* start DATA LINES *

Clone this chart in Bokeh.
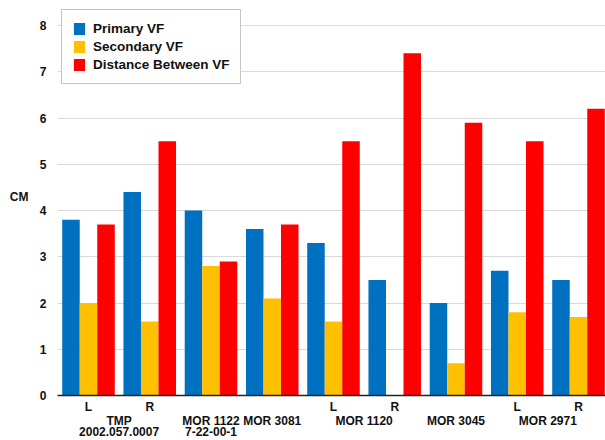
from bokeh.plotting import figure
from bokeh.models import (ColumnDataSource, Range1d, LinearAxis, FixedTicker,
                          Legend, LegendItem)
from bokeh.embed import file_html
from bokeh.resources import INLINE

# ---- data ----
groups = ["TMP L", "TMP R", "MOR 1122", "MOR 3081", "MOR 1120 L",
          "MOR 1120 R", "MOR 3045", "MOR 2971 L", "MOR 2971 R"]
primary_vf = [3.8, 4.4, 4.0, 3.6, 3.3, 2.5, 2.0, 2.7, 2.5]
secondary_vf = [2.0, 1.6, 2.8, 2.1, 1.6, 0.0, 0.7, 1.8, 1.7]
distance_vf = [3.7, 5.5, 2.9, 3.7, 5.5, 7.4, 5.9, 5.5, 6.2]
side_ticks = [0, 1, 4, 5, 7, 8]
side_labels = ["L", "R", "L", "R", "L", "R"]
name_ticks = [0.5, 2, 3, 4.5, 6, 7.5]
name_labels = ["TMP", "MOR 1122", "MOR 3081", "MOR 1120", "MOR 3045", "MOR 2971"]
name2_ticks = [0.5, 2]
name2_labels = ["2002.057.0007", "7-22-00-1"]
y_ticks = [0, 1, 2, 3, 4, 5, 6, 7, 8]
y_title = "CM"
series_names = ["Primary VF", "Secondary VF", "Distance Between VF"]
colors = ["#0070C0", "#FFC000", "#FF0000"]

FONT = "Liberation Sans"
TXT = "#111111"

idx = list(range(len(groups)))
bw = 0.286
src = ColumnDataSource(dict(
    xp=[i - bw for i in idx], xs=idx, xd=[i + bw for i in idx],
    p=primary_vf, s=secondary_vf, d=distance_vf))

p = figure(width=605, height=440, output_backend="svg", toolbar_location=None,
           x_range=Range1d(-0.506, 8.441), y_range=Range1d(0, 8.519),
           min_border_left=57, min_border_right=0, min_border_top=1,
           min_border_bottom=45, x_axis_location=None, y_axis_location=None)
p.outline_line_color = None
p.background_fill_color = "white"

r1 = p.vbar(x="xp", top="p", width=bw, source=src, fill_color=colors[0], line_color=None)
r2 = p.vbar(x="xs", top="s", width=bw, source=src, fill_color=colors[1], line_color=None)
r3 = p.vbar(x="xd", top="d", width=bw, source=src, fill_color=colors[2], line_color=None)


def style_axis(ax, standoff):
    ax.major_tick_line_color = None
    ax.minor_tick_line_color = None
    ax.major_tick_out = 0
    ax.major_tick_in = 0
    ax.minor_tick_out = 0
    ax.minor_tick_in = 0
    ax.axis_label_standoff = 0
    ax.major_label_standoff = standoff
    ax.major_label_text_font = FONT
    ax.major_label_text_font_style = "bold"
    ax.major_label_text_font_size = "12px"
    ax.major_label_text_color = TXT


# y axis (inner, numbers)
yax = LinearAxis(ticker=FixedTicker(ticks=y_ticks))
style_axis(yax, 11)
yax.axis_line_color = None
p.add_layout(yax, "left")

# y axis (outer, title "CM" horizontal)
yax2 = LinearAxis(ticker=FixedTicker(ticks=[4.30]),
                  major_label_overrides={4.30: y_title})
style_axis(yax2, 8)
yax2.axis_line_color = None
p.add_layout(yax2, "left")

p.ygrid.grid_line_color = "#d9d9d9"
p.ygrid.grid_line_width = 1
p.ygrid.ticker = FixedTicker(ticks=y_ticks[1:])
p.xgrid.visible = False

# x axes: L/R row, group names, second line of names
ax1 = LinearAxis(ticker=FixedTicker(ticks=side_ticks),
                 major_label_overrides={t: l for t, l in zip(side_ticks, side_labels)})
style_axis(ax1, 4)
ax1.axis_line_color = "#222222"
ax1.axis_line_width = 1.5
p.add_layout(ax1, "below")

ax2 = LinearAxis(ticker=FixedTicker(ticks=name_ticks),
                 major_label_overrides={t: l for t, l in zip(name_ticks, name_labels)})
style_axis(ax2, -3)
ax2.axis_line_color = None
p.add_layout(ax2, "below")

ax3 = LinearAxis(ticker=FixedTicker(ticks=name2_ticks),
                 major_label_overrides={t: l for t, l in zip(name2_ticks, name2_labels)})
style_axis(ax3, -4)
ax3.axis_line_color = None
p.add_layout(ax3, "below")

legend = Legend(items=[LegendItem(label=series_names[0], renderers=[r1]),
                       LegendItem(label=series_names[1], renderers=[r2]),
                       LegendItem(label=series_names[2], renderers=[r3])],
                location=(4, 311))
legend.label_text_font = FONT
legend.label_text_font_style = "bold"
legend.label_text_font_size = "13.5px"
legend.label_text_color = TXT
legend.glyph_width = 14
legend.glyph_height = 15
legend.label_height = 17
legend.label_standoff = 7
legend.spacing = 1
legend.padding = 10
legend.margin = 0
legend.border_line_color = "#8c8c8c"
legend.border_line_width = 1
legend.background_fill_color = "white"
legend.background_fill_alpha = 1
p.add_layout(legend)

open("out.html", "w").write(file_html(p, INLINE))
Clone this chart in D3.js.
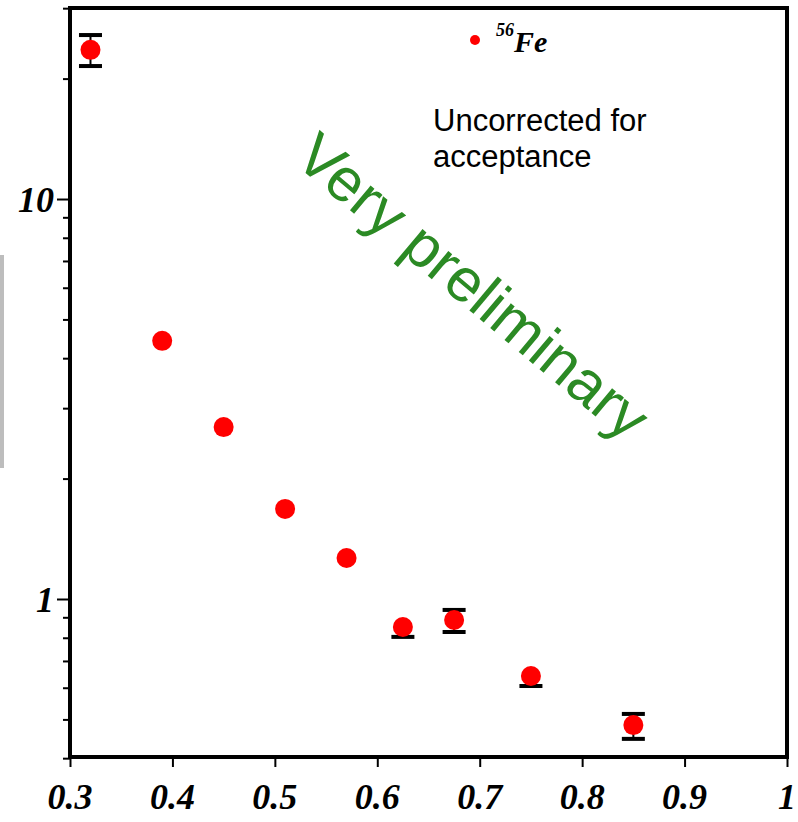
<!DOCTYPE html>
<html><head><meta charset="utf-8">
<script src="https://cdn.jsdelivr.net/npm/d3@7"></script>
<style>body{margin:0;background:#fff}</style></head>
<body>
<svg id="c" width="798" height="822"></svg>
<script>
const xValues = [0.32, 0.39, 0.45, 0.51, 0.57, 0.625, 0.675, 0.75, 0.85];
const yValues = [23.6, 4.42, 2.69, 1.68, 1.266, 0.851, 0.886, 0.642, 0.484];
const errLow  = [21.5, null, null, null, null, 0.804, 0.827, 0.606, 0.447];
const errHigh = [25.7, null, null, null, null, null, 0.939, null, 0.516];
const xTicks = [0.3, 0.4, 0.5, 0.6, 0.7, 0.8, 0.9, 1.0];
const xTickLabels = ["0.3", "0.4", "0.5", "0.6", "0.7", "0.8", "0.9", "1"];
const yMajor = [1, 10];
const yMajorLabels = ["1", "10"];
const yMinor = [0.4, 0.5, 0.6, 0.7, 0.8, 0.9, 2, 3, 4, 5, 6, 7, 8, 9, 20, 30];
const legendLabel = {sup: "56", main: "Fe"};
const note = ["Uncorrected for", "acceptance"];
const watermark = "Very preliminary";

const svg = d3.select("#c");
const L = 70, R = 787, T = 8, B = 757;
const x = d3.scaleLinear().domain([0.3, 1.0]).range([L, R]);
const y = d3.scaleLog().domain([0.4027, 30.03]).range([B, T]);

// gray artifact bar at left
svg.append("rect").attr("x", 0).attr("y", 255).attr("width", 4).attr("height", 213).attr("fill", "#bdbdbd");

// watermark
svg.append("text")
  .attr("transform", `translate(470,290) rotate(40)`)
  .attr("text-anchor", "middle").attr("dominant-baseline", "middle")
  .attr("font-family", "Liberation Sans, Arial, sans-serif")
  .attr("font-size", 61).attr("fill", "#2b8a24")
  .text(watermark);

// note text
const nt = svg.append("text").attr("font-family", "Liberation Sans, Arial, sans-serif")
  .attr("font-size", 31).attr("fill", "#000");
note.forEach((s, i) => nt.append("tspan").attr("x", 433).attr("y", 131 + i * 36).text(s));

// legend
svg.append("circle").attr("cx", 475).attr("cy", 40).attr("r", 5).attr("fill", "#f00");
const lt = svg.append("text").attr("x", 496).attr("y", 52)
  .attr("font-family", "Liberation Serif, Times New Roman, serif")
  .attr("font-weight", "bold").attr("font-style", "italic").attr("fill", "#000");
lt.append("tspan").attr("font-size", 18).attr("dy", -16).text(legendLabel.sup);
lt.append("tspan").attr("font-size", 30).attr("dy", 16).text(legendLabel.main);

// axes ticks
const xAxis = d3.axisBottom(x).tickValues(xTicks).tickSize(10).tickFormat("");
const gx = svg.append("g").attr("transform", `translate(0,${B})`).call(xAxis);
gx.select(".domain").remove();
gx.selectAll("line").attr("stroke", "#000").attr("stroke-width", 2);

const gyMaj = svg.append("g").attr("transform", `translate(${L},0)`)
  .call(d3.axisLeft(y).tickValues(yMajor).tickSize(13).tickFormat(""));
gyMaj.select(".domain").remove();
gyMaj.selectAll("line").attr("stroke", "#000").attr("stroke-width", 2);
const gyMin = svg.append("g").attr("transform", `translate(${L},0)`)
  .call(d3.axisLeft(y).tickValues(yMinor).tickSize(7).tickFormat(""));
gyMin.select(".domain").remove();
gyMin.selectAll("line").attr("stroke", "#000").attr("stroke-width", 2);

// tick labels
const lblFont = "Liberation Serif, Times New Roman, serif";
svg.append("g").selectAll("text").data(xTicks).join("text")
  .attr("x", d => x(d)).attr("y", 809).attr("text-anchor", "middle")
  .attr("font-family", lblFont).attr("font-weight", "bold").attr("font-style", "italic")
  .attr("font-size", 36).attr("fill", "#000")
  .text((d, i) => xTickLabels[i]);
svg.append("g").selectAll("text").data(yMajor).join("text")
  .attr("x", 54).attr("y", d => y(d) + 13).attr("text-anchor", "end")
  .attr("font-family", lblFont).attr("font-weight", "bold").attr("font-style", "italic")
  .attr("font-size", 36).attr("fill", "#000")
  .text((d, i) => yMajorLabels[i]);

// frame
svg.append("rect").attr("x", L).attr("y", T).attr("width", R - L).attr("height", B - T)
  .attr("fill", "none").attr("stroke", "#000").attr("stroke-width", 4);

// error bars
const data = xValues.map((v, i) => ({x: v, y: yValues[i], lo: errLow[i], hi: errHigh[i]}));
const eb = svg.append("g");
data.forEach(d => {
  if (d.lo != null) {
    eb.append("line").attr("x1", x(d.x)).attr("x2", x(d.x)).attr("y1", y(d.y)).attr("y2", y(d.lo))
      .attr("stroke", "#000").attr("stroke-width", 2);
    eb.append("rect").attr("x", x(d.x) - 11.5).attr("y", y(d.lo) - 2).attr("width", 23).attr("height", 4).attr("fill", "#000");
  }
  if (d.hi != null) {
    eb.append("line").attr("x1", x(d.x)).attr("x2", x(d.x)).attr("y1", y(d.y)).attr("y2", y(d.hi))
      .attr("stroke", "#000").attr("stroke-width", 2);
    eb.append("rect").attr("x", x(d.x) - 11.5).attr("y", y(d.hi) - 2).attr("width", 23).attr("height", 4).attr("fill", "#000");
  }
});

// points
svg.append("g").selectAll("circle").data(data).join("circle")
  .attr("cx", d => x(d.x)).attr("cy", d => y(d.y)).attr("r", 10).attr("fill", "#f00");
</script>
</body></html>
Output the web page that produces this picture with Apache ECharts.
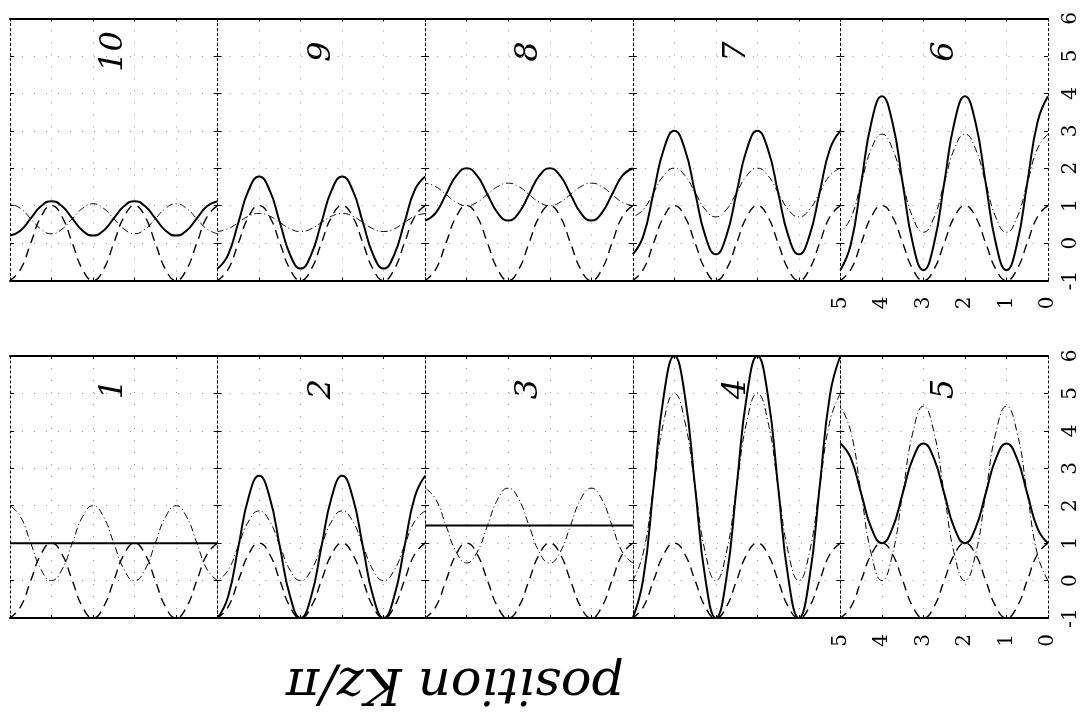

* end DATA LINES *

- _EXERCISE BRIEF_
Set down word for word the lines from the first entry through the line with "p=primary_vf, s=secondary_vf, d=distance_vf))", both included, omitting pictures.

- _RESULT_
Clone this chart in Bokeh.
from bokeh.plotting import figure
from bokeh.models import (ColumnDataSource, Range1d, LinearAxis, FixedTicker,
                          Legend, LegendItem)
from bokeh.embed import file_html
from bokeh.resources import INLINE

# ---- data ----
groups = ["TMP L", "TMP R", "MOR 1122", "MOR 3081", "MOR 1120 L",
          "MOR 1120 R", "MOR 3045", "MOR 2971 L", "MOR 2971 R"]
primary_vf = [3.8, 4.4, 4.0, 3.6, 3.3, 2.5, 2.0, 2.7, 2.5]
secondary_vf = [2.0, 1.6, 2.8, 2.1, 1.6, 0.0, 0.7, 1.8, 1.7]
distance_vf = [3.7, 5.5, 2.9, 3.7, 5.5, 7.4, 5.9, 5.5, 6.2]
side_ticks = [0, 1, 4, 5, 7, 8]
side_labels = ["L", "R", "L", "R", "L", "R"]
name_ticks = [0.5, 2, 3, 4.5, 6, 7.5]
name_labels = ["TMP", "MOR 1122", "MOR 3081", "MOR 1120", "MOR 3045", "MOR 2971"]
name2_ticks = [0.5, 2]
name2_labels = ["2002.057.0007", "7-22-00-1"]
y_ticks = [0, 1, 2, 3, 4, 5, 6, 7, 8]
y_title = "CM"
series_names = ["Primary VF", "Secondary VF", "Distance Between VF"]
colors = ["#0070C0", "#FFC000", "#FF0000"]

FONT = "Liberation Sans"
TXT = "#111111"

idx = list(range(len(groups)))
bw = 0.286
src = ColumnDataSource(dict(
    xp=[i - bw for i in idx], xs=idx, xd=[i + bw for i in idx],
    p=primary_vf, s=secondary_vf, d=distance_vf))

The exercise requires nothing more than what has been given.